Week 2: Stress and consolidate
- Day 8 Mon
- On-court: Drill 1 Reset Reps with a metronome tick at 60 bpm to pace bounces. 2x6 serves.
- Off-court: 8 minutes breath plus 3 minutes script rehearsal.
- Day 9 Tue
- On-court: Drill 3 Captain Interrupt Module. 3x6 serves. Then 3 games starting at 15–30.
- Day 10 Wed
- On-court: Format B Two 10-point Tiebreaks Back to Back.
- S&C: Contrast shower or 5 minutes guided downshift breathing after.
- Day 11 Thu
- Light: 25 minutes serve and +1 to targets. No noise. Emphasize second-serve height and depth.
- Day 12 Fri
- On-court: Combined pressure set. Play a 4-game fast set with 20-second serve pace. Must run the baseline portion of the routine every point. Use a teammate to apply mild gamesmanship within the rules.
- Day 13 Sat
- Match simulation: Full set with team bench and captain cues. Scoreboard visible. Use noise at changeovers. Run the full bench routine on every changeover and first point.
- Day 14 Sun
- Test day: Run the 90-to-First-Hold Test. Log results in your OffCourt tracker. Decide one micro-adjustment for next week.

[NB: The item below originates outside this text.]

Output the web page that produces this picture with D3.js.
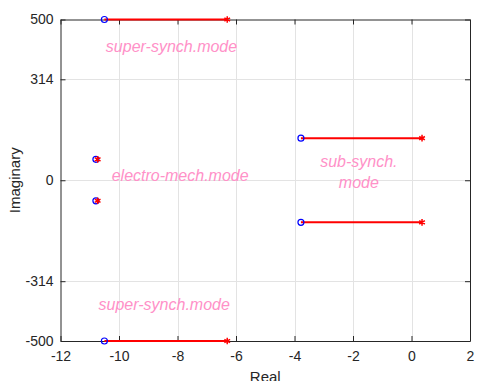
<!DOCTYPE html>
<html>
<head>
<meta charset="utf-8">
<script src="https://cdn.jsdelivr.net/npm/d3@7"></script>
<style>
  body { margin: 0; background: #fff; }
  text { font-family: "Liberation Sans", Arial, sans-serif; }
</style>
</head>
<body>
<div id="chart"></div>
<script>
// root locus branches: start (o) -> end (*)
var startRe = [-10.5, -10.5, -3.78, -3.78, -10.79, -10.79];
var startIm = [500, -500, 131, -131, 65, -64];
var endRe   = [-6.3, -6.3, 0.36, 0.36, -10.73, -10.73];
var endIm   = [500, -500, 131, -131, 65, -64];

var xTicks = [-12, -10, -8, -6, -4, -2, 0, 2];
var yTicks = [-500, -314, 0, 314, 500];

// mode annotations
var noteText = ["super-synch.mode", "electro-mech.mode", "sub-synch.", "mode", "super-synch.mode"];
var noteRe   = [-10.45, -10.25, -1.8, -1.8, -10.7];
var noteIm   = [415, 16, 58, -7, -385];
var noteAnchor = ["start", "start", "middle", "middle", "start"];

var w = 482, h = 381;
var pLeft = 60.5, pRight = 470, pTop = 19.5, pBottom = 341;

var x = d3.scaleLinear().domain([-12, 2]).range([pLeft, pRight]);
var y = d3.scaleLinear().domain([-500, 500]).range([pBottom, pTop]);
var fmt = d => String(d);

var svg = d3.select("#chart").append("svg")
  .attr("width", w).attr("height", h);

// grid
svg.append("g").selectAll("line")
  .data(xTicks.slice(1, -1))
  .enter().append("line")
  .attr("x1", d => Math.round(x(d)) + 0.5).attr("x2", d => Math.round(x(d)) + 0.5)
  .attr("y1", pTop).attr("y2", pBottom)
  .attr("stroke", "#e3e3e3").attr("stroke-width", 1);
svg.append("g").selectAll("line")
  .data(yTicks.slice(1, -1))
  .enter().append("line")
  .attr("y1", d => Math.round(y(d)) + 0.5).attr("y2", d => Math.round(y(d)) + 0.5)
  .attr("x1", pLeft).attr("x2", pRight)
  .attr("stroke", "#e3e3e3").attr("stroke-width", 1);

// axes
function styleAxis(g) {
  g.select(".domain").attr("stroke", "#262626");
  g.selectAll(".tick line").attr("stroke", "#262626");
  g.selectAll(".tick text").attr("fill", "#262626").style("font-size", "14px")
    .style("font-family", "'Liberation Sans', Arial, sans-serif");
}
svg.append("g").attr("transform", "translate(0," + pBottom + ")")
  .call(d3.axisBottom(x).tickValues(xTicks).tickFormat(fmt).tickSizeInner(-5).tickSizeOuter(0).tickPadding(10))
  .call(styleAxis);
svg.append("g").attr("transform", "translate(0," + pTop + ")")
  .call(d3.axisTop(x).tickValues(xTicks).tickSizeInner(-5).tickSizeOuter(0).tickFormat(""))
  .call(styleAxis);
svg.append("g").attr("transform", "translate(" + pLeft + ",0)")
  .call(d3.axisLeft(y).tickValues(yTicks).tickFormat(fmt).tickSizeInner(-5).tickSizeOuter(0).tickPadding(7))
  .call(styleAxis);
svg.append("g").attr("transform", "translate(" + pRight + ",0)")
  .call(d3.axisRight(y).tickValues(yTicks).tickSizeInner(-5).tickSizeOuter(0).tickFormat(""))
  .call(styleAxis);

// axis labels
svg.append("text").attr("x", (pLeft + pRight) / 2).attr("y", 382)
  .attr("text-anchor", "middle").attr("fill", "#262626")
  .style("font-size", "15px").text("Real");
svg.append("text").attr("transform", "translate(20," + ((pTop + pBottom) / 2) + ") rotate(-90)")
  .attr("text-anchor", "middle").attr("fill", "#262626")
  .style("font-size", "15px").text("Imaginary");

// branches
var idx = d3.range(startRe.length);
svg.append("g").selectAll("line")
  .data(idx).enter().append("line")
  .attr("x1", i => x(startRe[i])).attr("y1", i => y(startIm[i]))
  .attr("x2", i => x(endRe[i])).attr("y2", i => y(endIm[i]))
  .attr("stroke", "#ff0000").attr("stroke-width", 2);

svg.append("g").selectAll("circle")
  .data(idx).enter().append("circle")
  .attr("cx", i => x(startRe[i])).attr("cy", i => y(startIm[i]))
  .attr("r", 3).attr("fill", "none")
  .attr("stroke", "#0000ff").attr("stroke-width", 1.2);

svg.append("g").selectAll("path")
  .data(idx).enter().append("path")
  .attr("transform", i => "translate(" + x(endRe[i]) + "," + y(endIm[i]) + ")")
  .attr("d", d3.symbol(d3.symbolAsterisk, 30))
  .attr("fill", "none").attr("stroke", "#ff0000").attr("stroke-width", 1.5);

// annotations
svg.append("g").selectAll("text")
  .data(noteText).enter().append("text")
  .attr("x", (d, i) => x(noteRe[i])).attr("y", (d, i) => y(noteIm[i]))
  .attr("text-anchor", (d, i) => noteAnchor[i])
  .attr("dy", "0.35em")
  .attr("fill", "#ff91c8")
  .style("font-size", "16px").style("font-style", "italic")
  .text(d => d);
</script>
</body>
</html>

Common pitfalls and quick fixes
- Time drift past 90 seconds
- Fix: Drop any extra towel swipes or bounce counts. Keep only one sip of water.
- Over-bounce and tight shoulders
- Fix: Cap bounces at 3. Put the relaxation on the exhale right before the toss.
- Toss wander
- Fix: Eyes trace the back seam up. If it drifts, let it drop. Restart at bounces. No extra bounces.
- Target indecision
- Fix: Pre-pick a two-branch tree only. Example: deuce T first. If blocked, body. No third option.

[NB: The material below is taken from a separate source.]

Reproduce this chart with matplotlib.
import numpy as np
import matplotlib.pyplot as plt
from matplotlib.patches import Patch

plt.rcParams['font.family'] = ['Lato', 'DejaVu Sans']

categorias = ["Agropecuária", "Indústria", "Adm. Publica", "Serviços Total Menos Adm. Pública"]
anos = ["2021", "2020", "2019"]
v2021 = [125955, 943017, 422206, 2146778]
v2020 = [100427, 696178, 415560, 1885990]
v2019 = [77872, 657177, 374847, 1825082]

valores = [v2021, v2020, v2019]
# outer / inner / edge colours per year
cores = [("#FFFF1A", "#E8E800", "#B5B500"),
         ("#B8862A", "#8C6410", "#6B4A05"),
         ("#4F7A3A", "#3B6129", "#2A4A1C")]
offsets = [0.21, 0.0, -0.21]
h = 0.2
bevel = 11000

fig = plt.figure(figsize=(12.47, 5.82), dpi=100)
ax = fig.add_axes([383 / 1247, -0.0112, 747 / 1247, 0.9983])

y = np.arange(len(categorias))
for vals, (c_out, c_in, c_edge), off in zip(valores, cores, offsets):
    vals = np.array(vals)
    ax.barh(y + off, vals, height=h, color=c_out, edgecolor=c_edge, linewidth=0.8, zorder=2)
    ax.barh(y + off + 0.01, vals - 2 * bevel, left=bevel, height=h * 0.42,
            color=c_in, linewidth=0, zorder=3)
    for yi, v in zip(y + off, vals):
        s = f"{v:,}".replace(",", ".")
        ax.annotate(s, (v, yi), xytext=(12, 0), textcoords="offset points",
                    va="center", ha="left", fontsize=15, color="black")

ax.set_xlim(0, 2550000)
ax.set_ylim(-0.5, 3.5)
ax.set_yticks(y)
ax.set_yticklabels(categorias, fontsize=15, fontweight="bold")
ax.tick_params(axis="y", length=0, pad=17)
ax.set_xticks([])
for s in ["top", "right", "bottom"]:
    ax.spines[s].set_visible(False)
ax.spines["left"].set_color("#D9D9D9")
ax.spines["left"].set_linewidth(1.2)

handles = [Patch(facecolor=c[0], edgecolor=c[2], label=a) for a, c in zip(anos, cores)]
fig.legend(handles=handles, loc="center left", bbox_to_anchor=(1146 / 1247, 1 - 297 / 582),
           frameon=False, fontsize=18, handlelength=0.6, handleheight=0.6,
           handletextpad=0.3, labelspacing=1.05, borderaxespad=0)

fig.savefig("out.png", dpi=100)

- Captain input derails rhythm
- Fix: Acknowledge, repeat one word from the cue, then restart at Breath 2.
Coach’s corner: how to help your server
- Protect the sequence. Give short cues that fit inside the routine windows.

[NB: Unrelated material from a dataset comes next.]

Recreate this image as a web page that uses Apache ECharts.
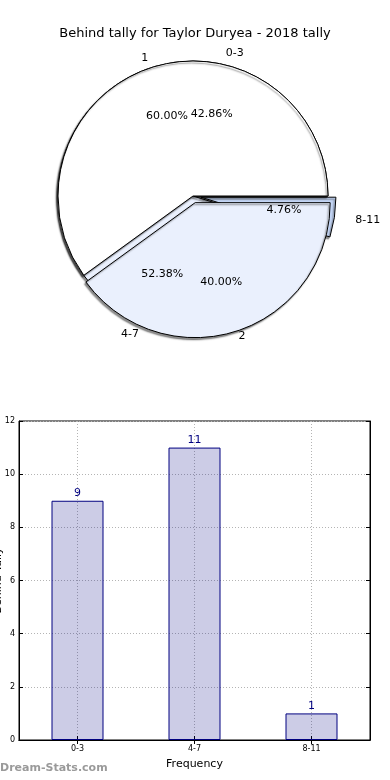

- Use the same vocabulary every time. Example: T, body, higher, shape.
- On the bench, remind breath cadence and the seven-word script. Then back off.
- Track a simple box score: routine on-time, first-serve percentage, double faults, hold rate.
Setup checklist for practice
- Towel and one water bottle.
- Watch or phone timer set to 90 seconds.
- Small speaker with three noise levels queued.
- Two cones or tape to mark T and body targets by a ball width inside the line.
- OffCourt routine card and session sheet for tracking.
What good looks like by next week
- Routine time: consistent 75–90 seconds on first serve of a game.
- First-serve percentage: plus 5 percent vs your match baseline.
- Second-serve height: at least one ball higher over the tape under stress.
- Breaker starts: 2 of 3 scripted points executed per set played.
Wrap-up
A pressure-ready serve begins on the bench. If you can control your breath, lock a cue, and run a tight sequence, you can hold when the building gets loud. The Davis Cup week is a reminder that team tennis amplifies nerves and noise. You can inoculate yourself in seven days with a simple routine and real stress tests.
I have watched average servers become reliable anchors for their teams by mastering a routine like this. The serve did not change much. The moment did. The routine made the moment smaller.
Make it short. Make it scripted. Make it testable.
Quick checklist
- Write your seven-word script.
- Practice the 6-in 6-out breath twice today.
- Set bounce count to 2 or 3. Lock it in.
- Pick a two-branch target tree per side.
- Build your OffCourt routine card.
- Run Drill 1 and time five serve reps under 90 seconds.
Next steps on-court this week
- Day 1: Install the routine. Two sets of Reset Reps.
- Day 2: Add Crowd Swell Ladder and track first-serve percentage.
- Day 3: Tiebreak Starter Under Noise. Record target hits.
- Day 4: Light serve and +1, refine toss and cue words.
- Day 5: 12-minute Hold Challenge. Add consequence ladder.
- Day 6: Practice match with changeover routines.
- Day 7: 90-to-First-Hold Test. Review and adjust one element.